Le film de pirates bénéficiait jadis d’une riche tradition, généralement hollywoodienne, illuminée par les grands titres, Capitaine Blood (1935) avec le bondissant Errol Flynn, Le corsaire rouge (1952) avec le musculeux Burt Lancaster, Les Boucaniers (1958) avec le (pour une fois) chevelu Yul Brynner et même Pirates (1986) avec l’éructant Walter Matthau. Mais il s’était un peu endormi alors que la sauvagerie des mœurs de mer, l’exotisme des contrées parcourues par les spectaculaires trois-mâts, les grandes bouffées d’aventures ponctuées d’abordages au sabre et de rapts brutaux d’héroïnes à la fois craintives, frémissantes et émerveillées, ne pouvaient que fonctionner et ravir les générations de spectateurs.

Pirates des Caraïbes date, hélas, de 2003, c’est-à-dire d’une période où le cinéma commence à laisser la place au pur spectacle, nourri d’effets spéciaux rendus de plus en plus ahurissants par l’invasion numérique. Ce qui compte, ce n’est plus l’aventure, le mystère, l’héroïsme, la beauté des paysages, c’est l’effet, la brusque accentuation du niveau d’adrénaline suscitée par des images brutales et confondantes.Mettons au crédit du film de Gore Verbinski quelques agréables trouvailles, par exemple la transformation en squelettes des bandits qui subissent la malédiction du vaisseau Black Pearl dès que la lune surgit, quelques images sympathiques comme celle des condamnés pendus et desséchés à l’entrée du port, de l’ingéniosité scénaristique dans plusieurs séquences, comme celle où Jack Sparrow (Johnny Depp) et Will Turner (Orlando Bloom) se battent en duel dans une armurerie poussiéreuse et rivalisent d’habileté et d’élégance.
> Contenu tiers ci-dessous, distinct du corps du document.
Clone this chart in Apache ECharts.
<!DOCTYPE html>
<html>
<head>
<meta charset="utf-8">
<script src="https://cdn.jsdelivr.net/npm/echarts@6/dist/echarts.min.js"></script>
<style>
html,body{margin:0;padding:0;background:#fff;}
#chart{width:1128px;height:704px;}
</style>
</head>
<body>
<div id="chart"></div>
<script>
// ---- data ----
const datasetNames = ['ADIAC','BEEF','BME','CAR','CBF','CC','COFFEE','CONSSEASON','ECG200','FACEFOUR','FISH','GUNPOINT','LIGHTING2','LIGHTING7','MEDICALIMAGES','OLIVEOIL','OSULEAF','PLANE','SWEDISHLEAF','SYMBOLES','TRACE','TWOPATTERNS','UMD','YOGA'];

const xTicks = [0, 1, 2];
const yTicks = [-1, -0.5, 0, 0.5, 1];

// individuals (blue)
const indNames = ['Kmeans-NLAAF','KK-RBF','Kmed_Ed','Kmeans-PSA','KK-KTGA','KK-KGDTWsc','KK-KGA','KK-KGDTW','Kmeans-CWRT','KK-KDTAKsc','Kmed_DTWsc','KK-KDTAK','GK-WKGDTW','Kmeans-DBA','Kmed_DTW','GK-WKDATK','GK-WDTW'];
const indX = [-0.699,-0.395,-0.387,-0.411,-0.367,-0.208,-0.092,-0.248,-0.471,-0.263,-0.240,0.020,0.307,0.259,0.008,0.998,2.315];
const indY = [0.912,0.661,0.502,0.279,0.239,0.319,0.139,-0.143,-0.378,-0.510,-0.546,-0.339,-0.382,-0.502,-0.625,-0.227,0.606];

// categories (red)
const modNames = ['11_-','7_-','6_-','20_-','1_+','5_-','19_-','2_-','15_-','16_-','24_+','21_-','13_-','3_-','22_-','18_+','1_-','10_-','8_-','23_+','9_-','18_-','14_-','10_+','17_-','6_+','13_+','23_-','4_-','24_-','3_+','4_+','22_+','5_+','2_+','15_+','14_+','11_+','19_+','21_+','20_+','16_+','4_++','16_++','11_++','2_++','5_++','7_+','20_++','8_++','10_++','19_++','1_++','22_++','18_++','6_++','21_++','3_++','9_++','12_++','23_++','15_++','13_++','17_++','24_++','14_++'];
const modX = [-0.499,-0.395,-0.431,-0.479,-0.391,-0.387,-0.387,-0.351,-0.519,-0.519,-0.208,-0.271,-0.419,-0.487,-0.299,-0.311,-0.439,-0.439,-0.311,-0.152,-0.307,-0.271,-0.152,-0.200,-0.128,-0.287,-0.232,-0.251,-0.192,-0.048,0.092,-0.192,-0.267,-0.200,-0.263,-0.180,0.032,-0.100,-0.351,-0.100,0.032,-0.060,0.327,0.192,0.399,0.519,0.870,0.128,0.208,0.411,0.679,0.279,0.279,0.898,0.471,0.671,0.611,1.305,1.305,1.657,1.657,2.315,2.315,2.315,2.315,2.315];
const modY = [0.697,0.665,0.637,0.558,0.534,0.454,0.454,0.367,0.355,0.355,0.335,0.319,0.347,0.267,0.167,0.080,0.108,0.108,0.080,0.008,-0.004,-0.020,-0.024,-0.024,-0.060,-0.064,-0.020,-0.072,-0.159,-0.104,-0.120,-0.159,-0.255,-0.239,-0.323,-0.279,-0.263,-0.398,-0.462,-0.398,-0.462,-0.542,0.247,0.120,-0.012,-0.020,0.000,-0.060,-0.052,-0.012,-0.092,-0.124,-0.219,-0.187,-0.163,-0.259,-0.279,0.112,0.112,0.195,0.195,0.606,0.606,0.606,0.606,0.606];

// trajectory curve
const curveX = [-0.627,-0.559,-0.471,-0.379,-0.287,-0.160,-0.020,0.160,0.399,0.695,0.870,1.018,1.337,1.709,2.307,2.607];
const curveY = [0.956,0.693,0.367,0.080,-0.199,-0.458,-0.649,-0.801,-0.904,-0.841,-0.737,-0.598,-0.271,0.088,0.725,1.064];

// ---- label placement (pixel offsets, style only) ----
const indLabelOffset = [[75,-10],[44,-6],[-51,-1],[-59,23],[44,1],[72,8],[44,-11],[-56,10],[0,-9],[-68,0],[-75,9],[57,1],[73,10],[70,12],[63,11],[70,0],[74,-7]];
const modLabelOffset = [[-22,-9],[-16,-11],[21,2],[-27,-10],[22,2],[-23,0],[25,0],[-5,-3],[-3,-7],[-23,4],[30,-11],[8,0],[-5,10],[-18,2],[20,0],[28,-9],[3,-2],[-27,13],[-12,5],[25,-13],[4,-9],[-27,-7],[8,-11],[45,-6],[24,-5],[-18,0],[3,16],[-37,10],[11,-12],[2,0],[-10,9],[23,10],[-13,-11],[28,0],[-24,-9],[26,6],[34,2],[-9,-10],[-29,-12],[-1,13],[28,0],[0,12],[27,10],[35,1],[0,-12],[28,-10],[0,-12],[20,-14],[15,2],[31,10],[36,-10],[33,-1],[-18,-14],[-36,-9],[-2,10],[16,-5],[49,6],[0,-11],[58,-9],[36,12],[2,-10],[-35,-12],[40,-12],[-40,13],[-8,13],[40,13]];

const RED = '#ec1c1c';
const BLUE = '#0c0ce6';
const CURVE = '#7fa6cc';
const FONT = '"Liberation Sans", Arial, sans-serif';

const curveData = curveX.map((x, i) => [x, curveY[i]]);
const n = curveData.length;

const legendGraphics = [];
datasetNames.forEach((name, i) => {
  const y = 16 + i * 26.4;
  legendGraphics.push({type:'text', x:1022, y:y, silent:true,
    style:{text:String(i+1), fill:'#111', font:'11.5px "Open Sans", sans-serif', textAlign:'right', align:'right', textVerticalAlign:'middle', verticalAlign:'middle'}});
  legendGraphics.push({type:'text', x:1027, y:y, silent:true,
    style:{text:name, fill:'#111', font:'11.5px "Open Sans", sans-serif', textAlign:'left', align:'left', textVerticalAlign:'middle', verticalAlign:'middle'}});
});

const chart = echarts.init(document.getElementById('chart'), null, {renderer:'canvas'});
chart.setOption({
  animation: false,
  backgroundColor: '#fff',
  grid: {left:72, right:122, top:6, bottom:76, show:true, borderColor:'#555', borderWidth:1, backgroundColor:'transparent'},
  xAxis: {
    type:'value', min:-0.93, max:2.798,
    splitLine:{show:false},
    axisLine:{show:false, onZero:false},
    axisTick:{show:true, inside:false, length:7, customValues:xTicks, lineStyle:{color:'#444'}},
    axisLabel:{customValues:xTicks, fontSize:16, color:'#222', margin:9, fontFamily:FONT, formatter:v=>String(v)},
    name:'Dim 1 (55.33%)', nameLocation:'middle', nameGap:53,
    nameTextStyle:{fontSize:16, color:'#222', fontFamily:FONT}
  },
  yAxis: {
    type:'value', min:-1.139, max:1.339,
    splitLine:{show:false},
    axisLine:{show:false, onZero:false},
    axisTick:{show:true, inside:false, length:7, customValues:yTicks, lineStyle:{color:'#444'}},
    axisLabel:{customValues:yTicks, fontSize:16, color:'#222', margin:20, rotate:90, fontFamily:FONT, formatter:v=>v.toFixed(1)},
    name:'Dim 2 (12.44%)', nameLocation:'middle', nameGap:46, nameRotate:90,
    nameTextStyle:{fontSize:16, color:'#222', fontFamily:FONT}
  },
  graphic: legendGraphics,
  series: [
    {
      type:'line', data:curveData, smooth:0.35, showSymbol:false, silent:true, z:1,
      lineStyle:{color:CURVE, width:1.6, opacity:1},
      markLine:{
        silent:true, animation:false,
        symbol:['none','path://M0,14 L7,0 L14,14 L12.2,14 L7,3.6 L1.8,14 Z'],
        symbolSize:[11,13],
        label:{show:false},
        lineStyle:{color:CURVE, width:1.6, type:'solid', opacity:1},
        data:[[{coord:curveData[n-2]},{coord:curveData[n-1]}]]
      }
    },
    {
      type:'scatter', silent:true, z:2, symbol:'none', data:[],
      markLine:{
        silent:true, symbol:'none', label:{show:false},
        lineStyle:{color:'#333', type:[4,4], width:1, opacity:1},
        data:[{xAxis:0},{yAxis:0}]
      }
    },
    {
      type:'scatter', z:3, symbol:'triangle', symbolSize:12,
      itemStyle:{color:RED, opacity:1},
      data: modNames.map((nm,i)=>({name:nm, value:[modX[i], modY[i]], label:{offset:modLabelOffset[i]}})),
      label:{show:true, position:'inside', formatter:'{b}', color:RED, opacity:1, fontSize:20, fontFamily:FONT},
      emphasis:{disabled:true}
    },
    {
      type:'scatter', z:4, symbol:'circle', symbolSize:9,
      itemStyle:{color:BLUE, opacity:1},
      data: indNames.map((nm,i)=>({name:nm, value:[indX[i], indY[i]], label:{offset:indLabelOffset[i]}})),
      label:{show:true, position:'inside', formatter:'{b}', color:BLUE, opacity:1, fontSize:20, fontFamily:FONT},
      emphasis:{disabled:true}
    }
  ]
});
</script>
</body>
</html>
 Mais l’humour revendiqué est essentiellement potache, fabriqué à coup de recettes éprouvées qui devaient, au moment de la sortie du film faire chavirer des régiments de péronnelles partagées en deux camps irréconciliables : les amoureuses de Depp et celles de Bloom.Et puis c’est long, mais long ! 2h20 répétitives où les gentils et les méchants ne cessent de prendre le pas les uns sur les autres, de s’emparer de leurs bateaux alternativement, ce qui fait qu’on n’est plus certain, à divers moments de savoir où on en est.

Gentil divertissement pour adolescents qui a tout de même donné lieu à quatre suites, paraît-il plus invraisemblables et relâchées les unes que les autres. Qu’est-ce que le cinéma a à voir là-dedans ?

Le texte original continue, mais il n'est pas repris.